We understand that the media industry is facing challenges—this impact, and the forecast decline of traditional media, is irrefutable. However, it does not necessarily follow that the technological developments have negated the need for Australia to maintain rules around ownership and control of broadcasting licences in order to satisfy the objectives of diversity in the Broadcasting Services Act. The big disruption to broadcast media is coming from Google and Facebook. Neither of these companies practices journalism as we understand it nor creates much original content, and these companies do not pay licence fees to operate. Some have described their roles as parasitic, as they provide access to the journalism and content created and paid for by others. I have seen evidence from the Australian media companies that say that 70 to 80 per cent of total Australian digital advertising revenue is going to these very same platforms—Google and Facebook.

Similarly, evidence to a recent Senate inquiry by media companies claims that Australia's commercial free-to-air broadcasters have had a $4.2 billion decline in their market capitalisations in the three years since 2013—that is more than 50 per cent of their combined market value. By contrast, the market capitalisations of the big tech companies are growing. However, the many challenges faced by all aspects of the broadcasting sector and the appropriate regulatory arrangements to meet these disruptive challenges now and in the future are not served by this narrow bill.
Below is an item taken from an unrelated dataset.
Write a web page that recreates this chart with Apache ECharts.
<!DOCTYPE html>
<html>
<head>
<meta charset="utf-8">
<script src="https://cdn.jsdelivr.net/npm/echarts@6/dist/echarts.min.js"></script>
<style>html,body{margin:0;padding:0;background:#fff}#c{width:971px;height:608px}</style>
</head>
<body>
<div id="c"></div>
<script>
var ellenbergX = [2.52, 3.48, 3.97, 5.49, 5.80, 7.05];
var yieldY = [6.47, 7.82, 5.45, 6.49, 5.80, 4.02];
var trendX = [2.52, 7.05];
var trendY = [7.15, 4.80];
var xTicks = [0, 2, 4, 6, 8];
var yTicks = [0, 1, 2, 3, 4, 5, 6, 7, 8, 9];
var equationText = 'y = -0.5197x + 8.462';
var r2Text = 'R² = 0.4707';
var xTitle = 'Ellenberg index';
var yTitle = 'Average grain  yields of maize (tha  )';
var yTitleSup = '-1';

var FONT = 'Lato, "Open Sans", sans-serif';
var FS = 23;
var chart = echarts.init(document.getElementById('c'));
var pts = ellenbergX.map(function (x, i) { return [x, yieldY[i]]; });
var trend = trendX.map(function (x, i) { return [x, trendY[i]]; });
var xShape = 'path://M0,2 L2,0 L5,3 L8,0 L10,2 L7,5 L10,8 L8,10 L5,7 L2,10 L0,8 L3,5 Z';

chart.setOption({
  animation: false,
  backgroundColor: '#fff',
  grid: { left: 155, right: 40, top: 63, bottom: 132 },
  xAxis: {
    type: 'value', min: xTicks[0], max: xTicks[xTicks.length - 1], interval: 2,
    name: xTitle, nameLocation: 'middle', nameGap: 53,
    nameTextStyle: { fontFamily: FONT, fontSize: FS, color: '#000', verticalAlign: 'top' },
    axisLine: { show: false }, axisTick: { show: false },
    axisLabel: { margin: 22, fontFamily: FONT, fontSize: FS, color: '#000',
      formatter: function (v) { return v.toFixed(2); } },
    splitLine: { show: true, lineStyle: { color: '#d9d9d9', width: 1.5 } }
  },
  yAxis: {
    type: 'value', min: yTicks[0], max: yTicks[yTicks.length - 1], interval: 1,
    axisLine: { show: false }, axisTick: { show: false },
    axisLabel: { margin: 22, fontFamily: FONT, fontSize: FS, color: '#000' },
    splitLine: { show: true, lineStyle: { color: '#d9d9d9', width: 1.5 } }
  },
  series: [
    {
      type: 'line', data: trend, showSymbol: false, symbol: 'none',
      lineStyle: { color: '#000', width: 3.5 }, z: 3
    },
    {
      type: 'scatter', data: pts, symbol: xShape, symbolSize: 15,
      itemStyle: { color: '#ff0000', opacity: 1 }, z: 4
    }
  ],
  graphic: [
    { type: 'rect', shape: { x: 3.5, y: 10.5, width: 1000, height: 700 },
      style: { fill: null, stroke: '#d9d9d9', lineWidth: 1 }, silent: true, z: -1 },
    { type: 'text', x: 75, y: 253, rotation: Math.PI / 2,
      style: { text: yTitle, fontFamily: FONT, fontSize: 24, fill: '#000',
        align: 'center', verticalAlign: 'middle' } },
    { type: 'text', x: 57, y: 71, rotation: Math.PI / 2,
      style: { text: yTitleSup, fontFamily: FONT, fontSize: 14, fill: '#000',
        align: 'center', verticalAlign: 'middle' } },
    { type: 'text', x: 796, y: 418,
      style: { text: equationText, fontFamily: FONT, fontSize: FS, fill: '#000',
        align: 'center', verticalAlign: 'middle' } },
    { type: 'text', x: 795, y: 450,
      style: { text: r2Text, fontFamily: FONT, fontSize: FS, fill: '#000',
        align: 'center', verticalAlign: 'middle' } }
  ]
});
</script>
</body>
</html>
I am reminded that disruption is not new in the media landscape. The owners of newspapers in the 1920s were not enthusiastic about the arrival of radio. They claimed it was likely that broadcasters would pirate print and news stories without providing compensation to their sources. And so it was with the arrival of television to the broadcasting landscape; there was a lot of reticence from radio and newspaper proprietors that this was going to be an unwelcome entry into the market. But time moved on, there was a rationalisation within the market and regulation moved to adjust to the new media landscape. It is our position that we need a thorough reform, and this bill is not that.